If I can’t see, hear, taste. smell or touch (feel) romance  I can’t write romance.  There are various methods I use to regain my   desire to write romance.  Some think that romance is a relationship between two people, but trying to ‘feel’ romance’ is more a ‘state of being’ and is all around you.  When I am writing a romance story here are the methods I use to get that romantic feeling back, regardless of how my own personal life is going.

  1.  See: –   Seeing may well be the easiest of the senses to recover.  To read a good romance novel, to visualize the hero in your mind and to feel all the other senses as well, always tells me reading is one of the best methods of retrieval I know.  When I don’t have the time to read I watch a movie.  It doesn’t have to be only romantic movies either.  I have salvaged my sight from all sorts of unexpected movies.  One of my favorite is an Action movie – Proof of Life.  The interaction between Meg Ryan and Russell Crowe –melts my heart.  Russell Crowe’s ‘look’ tells me so much about his character and it’s a basis I would use for my hero.  When she asks him, while her husband waits in the car, to tell her she means nothing to him, he doesn’t answer. But I see his love, I see his honorable nature and I see control.  All those traits combined with his strength and beautiful ‘Gladiator’ body is enough to get my creative writing back in place.
  2. Hear: – The first thought that comes to mind – songs. I wrote a contemporary romance “One Dance with a Stranger” solely by listening to Alan Jackson’s CD – Who I am.  Although I used other crutches   – mostly George Strait’s Pure Country and beautiful voice and looks – the whole story flowed easily when listening to the Who I am CD.  It was the easiest of my four published novels to write.
  3. Taste: –   One word here – chocolate.  Although of course there are other foods that might do this – for me it’s chocolate.  The feelings chocolate evokes inside can cover multitude of wonderful sensations.  Just make sure you sit down and write because it can be distracting.
  4. Smell:  – Perfumes, bath oils (combined with the actual bath), roses and taking a walk or ride into nature are methods I use.  Nature can evoke all feelings needed to write for me at times.  I always think of Judith McNaught’s – Something Wonderful –her heroine loved the smell of ‘dirt’.  She created a beautiful scene and interaction between the hero and heroine.   And she used a substance – most people would never consider – the smell of dirt.

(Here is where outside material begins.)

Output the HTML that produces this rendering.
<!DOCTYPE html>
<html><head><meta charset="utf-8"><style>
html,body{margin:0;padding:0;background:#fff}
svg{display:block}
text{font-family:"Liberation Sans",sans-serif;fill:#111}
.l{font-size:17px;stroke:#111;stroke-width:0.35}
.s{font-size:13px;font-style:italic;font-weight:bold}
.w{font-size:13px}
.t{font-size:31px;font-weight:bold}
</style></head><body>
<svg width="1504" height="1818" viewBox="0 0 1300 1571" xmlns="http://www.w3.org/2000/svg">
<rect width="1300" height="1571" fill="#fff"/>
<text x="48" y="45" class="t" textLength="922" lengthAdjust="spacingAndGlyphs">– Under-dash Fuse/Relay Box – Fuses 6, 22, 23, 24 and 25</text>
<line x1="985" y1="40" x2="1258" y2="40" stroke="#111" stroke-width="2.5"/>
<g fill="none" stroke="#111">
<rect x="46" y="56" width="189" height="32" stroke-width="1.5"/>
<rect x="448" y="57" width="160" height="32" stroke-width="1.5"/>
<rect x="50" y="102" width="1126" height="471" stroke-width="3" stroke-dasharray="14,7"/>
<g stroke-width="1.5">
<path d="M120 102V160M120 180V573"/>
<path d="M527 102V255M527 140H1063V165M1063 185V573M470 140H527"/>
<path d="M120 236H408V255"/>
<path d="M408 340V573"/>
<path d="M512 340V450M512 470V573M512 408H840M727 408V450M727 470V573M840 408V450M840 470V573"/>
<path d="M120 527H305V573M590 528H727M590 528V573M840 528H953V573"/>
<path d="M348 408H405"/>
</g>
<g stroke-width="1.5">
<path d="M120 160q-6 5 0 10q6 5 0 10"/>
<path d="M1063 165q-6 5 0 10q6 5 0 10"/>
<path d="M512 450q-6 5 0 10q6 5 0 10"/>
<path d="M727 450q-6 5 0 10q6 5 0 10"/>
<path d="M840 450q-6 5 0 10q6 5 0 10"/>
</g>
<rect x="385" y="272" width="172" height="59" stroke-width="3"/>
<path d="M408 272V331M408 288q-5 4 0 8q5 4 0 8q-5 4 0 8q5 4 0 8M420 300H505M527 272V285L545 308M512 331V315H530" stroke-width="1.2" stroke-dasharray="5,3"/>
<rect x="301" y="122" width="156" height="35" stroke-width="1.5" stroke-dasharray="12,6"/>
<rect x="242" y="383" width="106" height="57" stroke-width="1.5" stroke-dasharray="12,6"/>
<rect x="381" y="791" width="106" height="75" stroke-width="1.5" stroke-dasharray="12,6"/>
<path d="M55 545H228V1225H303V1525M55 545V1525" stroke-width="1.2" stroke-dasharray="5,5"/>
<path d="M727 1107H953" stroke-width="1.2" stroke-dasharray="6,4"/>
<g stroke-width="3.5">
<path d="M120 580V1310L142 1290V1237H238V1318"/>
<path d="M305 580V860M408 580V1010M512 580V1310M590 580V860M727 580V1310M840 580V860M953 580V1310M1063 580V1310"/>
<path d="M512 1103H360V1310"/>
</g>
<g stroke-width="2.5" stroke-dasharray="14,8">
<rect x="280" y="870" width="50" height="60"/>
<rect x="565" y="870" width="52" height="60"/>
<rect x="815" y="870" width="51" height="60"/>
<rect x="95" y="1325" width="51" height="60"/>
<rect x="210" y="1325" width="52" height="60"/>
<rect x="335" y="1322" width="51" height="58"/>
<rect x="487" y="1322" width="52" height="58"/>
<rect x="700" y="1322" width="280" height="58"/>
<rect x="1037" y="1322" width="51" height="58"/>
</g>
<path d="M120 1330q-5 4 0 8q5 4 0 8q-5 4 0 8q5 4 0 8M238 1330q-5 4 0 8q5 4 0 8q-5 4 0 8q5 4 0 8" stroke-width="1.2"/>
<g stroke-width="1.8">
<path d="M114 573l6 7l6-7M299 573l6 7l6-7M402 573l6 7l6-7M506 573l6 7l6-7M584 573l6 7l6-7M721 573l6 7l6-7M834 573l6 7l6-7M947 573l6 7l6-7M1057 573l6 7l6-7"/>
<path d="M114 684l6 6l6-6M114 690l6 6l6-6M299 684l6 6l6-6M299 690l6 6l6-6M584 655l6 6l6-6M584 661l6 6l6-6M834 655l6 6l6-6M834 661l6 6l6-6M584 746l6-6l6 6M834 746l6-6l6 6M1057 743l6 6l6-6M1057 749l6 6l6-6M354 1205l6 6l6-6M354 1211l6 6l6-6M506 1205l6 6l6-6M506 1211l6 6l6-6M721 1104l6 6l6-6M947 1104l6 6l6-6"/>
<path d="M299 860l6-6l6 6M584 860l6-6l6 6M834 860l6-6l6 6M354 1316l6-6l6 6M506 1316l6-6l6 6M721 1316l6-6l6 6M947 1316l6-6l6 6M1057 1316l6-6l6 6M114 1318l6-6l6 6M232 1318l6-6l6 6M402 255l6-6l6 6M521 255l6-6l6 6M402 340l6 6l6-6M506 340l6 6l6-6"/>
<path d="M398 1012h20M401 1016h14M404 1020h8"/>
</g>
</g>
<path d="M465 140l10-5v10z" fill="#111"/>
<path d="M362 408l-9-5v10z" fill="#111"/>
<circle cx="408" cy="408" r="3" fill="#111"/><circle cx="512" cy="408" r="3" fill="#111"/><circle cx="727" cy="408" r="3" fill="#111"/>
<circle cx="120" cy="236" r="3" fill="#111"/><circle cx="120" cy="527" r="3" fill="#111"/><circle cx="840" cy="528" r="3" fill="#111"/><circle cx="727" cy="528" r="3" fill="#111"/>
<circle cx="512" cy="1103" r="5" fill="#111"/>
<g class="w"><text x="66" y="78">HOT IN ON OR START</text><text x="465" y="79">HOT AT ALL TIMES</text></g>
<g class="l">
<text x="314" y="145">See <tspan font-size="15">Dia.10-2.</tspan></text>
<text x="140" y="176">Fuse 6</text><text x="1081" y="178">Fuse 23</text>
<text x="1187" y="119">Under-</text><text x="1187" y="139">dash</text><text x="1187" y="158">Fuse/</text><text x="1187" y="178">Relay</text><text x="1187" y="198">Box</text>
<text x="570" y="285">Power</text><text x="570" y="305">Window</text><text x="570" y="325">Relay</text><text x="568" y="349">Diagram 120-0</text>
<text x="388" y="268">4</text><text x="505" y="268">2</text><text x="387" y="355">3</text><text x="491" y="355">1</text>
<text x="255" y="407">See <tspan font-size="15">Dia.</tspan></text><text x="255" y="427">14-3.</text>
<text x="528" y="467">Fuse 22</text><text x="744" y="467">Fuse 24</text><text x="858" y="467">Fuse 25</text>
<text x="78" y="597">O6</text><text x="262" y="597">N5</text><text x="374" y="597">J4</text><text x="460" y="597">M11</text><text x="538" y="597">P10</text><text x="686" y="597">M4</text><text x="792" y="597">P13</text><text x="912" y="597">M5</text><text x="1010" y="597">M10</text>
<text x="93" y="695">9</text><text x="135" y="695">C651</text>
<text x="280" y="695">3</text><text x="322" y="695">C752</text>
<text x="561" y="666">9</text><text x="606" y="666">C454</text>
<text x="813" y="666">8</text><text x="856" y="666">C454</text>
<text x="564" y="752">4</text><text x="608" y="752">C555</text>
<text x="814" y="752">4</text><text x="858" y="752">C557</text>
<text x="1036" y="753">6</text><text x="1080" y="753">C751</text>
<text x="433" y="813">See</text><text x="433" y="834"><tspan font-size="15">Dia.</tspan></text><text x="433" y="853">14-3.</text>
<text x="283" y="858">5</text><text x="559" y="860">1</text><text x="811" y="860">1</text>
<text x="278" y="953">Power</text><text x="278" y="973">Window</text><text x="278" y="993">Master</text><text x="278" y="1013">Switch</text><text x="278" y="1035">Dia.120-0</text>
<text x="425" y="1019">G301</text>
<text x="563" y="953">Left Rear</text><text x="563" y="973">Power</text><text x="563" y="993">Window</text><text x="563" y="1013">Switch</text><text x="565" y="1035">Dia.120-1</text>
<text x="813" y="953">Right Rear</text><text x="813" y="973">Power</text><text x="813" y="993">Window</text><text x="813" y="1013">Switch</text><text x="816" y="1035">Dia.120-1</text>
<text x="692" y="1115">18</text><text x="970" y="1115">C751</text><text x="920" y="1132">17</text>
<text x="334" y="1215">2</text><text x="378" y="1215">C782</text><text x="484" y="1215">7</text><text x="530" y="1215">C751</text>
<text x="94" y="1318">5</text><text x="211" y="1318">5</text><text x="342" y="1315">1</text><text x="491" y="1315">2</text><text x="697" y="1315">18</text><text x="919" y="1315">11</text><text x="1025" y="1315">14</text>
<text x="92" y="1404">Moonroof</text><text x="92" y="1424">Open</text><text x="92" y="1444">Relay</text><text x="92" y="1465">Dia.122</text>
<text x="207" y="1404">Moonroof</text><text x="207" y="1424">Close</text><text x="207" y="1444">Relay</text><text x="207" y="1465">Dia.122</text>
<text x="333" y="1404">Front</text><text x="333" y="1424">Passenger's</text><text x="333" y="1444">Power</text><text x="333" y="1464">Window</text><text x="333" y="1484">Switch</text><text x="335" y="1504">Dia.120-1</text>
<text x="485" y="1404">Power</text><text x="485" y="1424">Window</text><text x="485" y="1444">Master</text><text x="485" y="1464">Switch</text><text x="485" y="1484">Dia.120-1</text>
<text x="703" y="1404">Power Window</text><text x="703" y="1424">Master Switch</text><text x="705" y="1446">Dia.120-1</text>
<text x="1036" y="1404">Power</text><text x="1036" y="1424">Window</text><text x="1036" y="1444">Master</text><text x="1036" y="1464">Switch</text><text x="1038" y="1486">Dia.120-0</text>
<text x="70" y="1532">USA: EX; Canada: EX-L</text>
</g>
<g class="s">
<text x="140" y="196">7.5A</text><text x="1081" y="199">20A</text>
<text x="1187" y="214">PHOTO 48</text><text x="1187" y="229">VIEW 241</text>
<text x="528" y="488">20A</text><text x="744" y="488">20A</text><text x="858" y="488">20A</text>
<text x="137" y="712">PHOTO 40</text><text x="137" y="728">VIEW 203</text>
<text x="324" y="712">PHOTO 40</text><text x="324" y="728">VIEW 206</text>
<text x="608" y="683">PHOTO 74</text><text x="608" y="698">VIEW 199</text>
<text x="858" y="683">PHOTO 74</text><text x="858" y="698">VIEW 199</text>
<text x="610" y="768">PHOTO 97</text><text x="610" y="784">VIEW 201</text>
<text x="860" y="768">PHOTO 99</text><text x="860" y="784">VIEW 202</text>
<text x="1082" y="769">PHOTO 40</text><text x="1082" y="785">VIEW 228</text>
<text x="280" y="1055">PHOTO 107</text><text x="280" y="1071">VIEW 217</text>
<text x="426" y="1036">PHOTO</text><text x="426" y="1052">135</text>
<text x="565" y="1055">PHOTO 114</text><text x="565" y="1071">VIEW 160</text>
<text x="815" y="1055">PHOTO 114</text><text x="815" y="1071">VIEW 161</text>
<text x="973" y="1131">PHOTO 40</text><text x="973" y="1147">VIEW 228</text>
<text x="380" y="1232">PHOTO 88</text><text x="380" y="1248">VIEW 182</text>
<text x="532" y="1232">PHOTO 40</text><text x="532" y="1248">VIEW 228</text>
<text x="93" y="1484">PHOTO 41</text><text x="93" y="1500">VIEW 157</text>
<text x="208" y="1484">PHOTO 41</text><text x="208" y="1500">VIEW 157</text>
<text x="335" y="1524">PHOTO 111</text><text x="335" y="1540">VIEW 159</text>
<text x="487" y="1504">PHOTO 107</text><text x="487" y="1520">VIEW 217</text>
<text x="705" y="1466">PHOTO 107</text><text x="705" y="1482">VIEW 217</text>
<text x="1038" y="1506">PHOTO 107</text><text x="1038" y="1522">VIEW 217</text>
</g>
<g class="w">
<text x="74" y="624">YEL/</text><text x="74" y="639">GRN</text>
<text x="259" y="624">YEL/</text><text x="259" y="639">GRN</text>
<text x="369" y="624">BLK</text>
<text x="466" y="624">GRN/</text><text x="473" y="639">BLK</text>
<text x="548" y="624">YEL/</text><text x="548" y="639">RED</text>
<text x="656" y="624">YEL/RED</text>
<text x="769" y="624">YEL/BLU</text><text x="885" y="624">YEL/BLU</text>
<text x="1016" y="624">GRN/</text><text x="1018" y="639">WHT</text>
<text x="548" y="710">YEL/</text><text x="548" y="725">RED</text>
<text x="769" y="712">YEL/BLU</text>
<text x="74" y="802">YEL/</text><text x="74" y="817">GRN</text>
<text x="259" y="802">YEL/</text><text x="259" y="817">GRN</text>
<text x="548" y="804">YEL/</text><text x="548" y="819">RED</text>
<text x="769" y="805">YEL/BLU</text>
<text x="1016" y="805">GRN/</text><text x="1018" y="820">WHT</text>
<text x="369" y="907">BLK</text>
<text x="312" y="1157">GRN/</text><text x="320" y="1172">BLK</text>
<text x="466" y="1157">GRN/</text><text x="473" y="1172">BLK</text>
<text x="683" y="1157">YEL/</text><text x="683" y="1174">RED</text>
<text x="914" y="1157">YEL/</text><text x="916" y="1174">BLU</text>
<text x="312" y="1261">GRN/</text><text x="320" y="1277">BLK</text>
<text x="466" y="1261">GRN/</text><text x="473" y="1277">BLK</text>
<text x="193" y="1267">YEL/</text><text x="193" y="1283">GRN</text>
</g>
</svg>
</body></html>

5.       Touch (feel):   I rely mostly on my memories for this sense.  From a memory of a sad time, a happy time, an angry time and all those thousands of feelings to use – we all have them.  We do not have to be writing about our heroine or hero’s feelings.  We all know what it’s like to be sad – so it doesn’t matter whether it’s you losing your puppy – or your heroine losing her farm – those feelings of sadness will be the same.  First I analyze my own feelings and write a paragraph on my own feeling of sadness.  Then, if I only take one small sentence to portray my heroine’s sadness – I have created a true feeling.  I should warn writers on this. If I use a tragedy or especially a ‘bad’ memory  – it drains me, at times to having anxiety attacks.  But, when I am done I know I have written truly from within.

These are my own methods for writing romance when I find myself losing my sense of ‘romance’.  It won’t work for everyone, but it might help others to seek their own ideas on the five senses which can only improve your writing.  Good luck.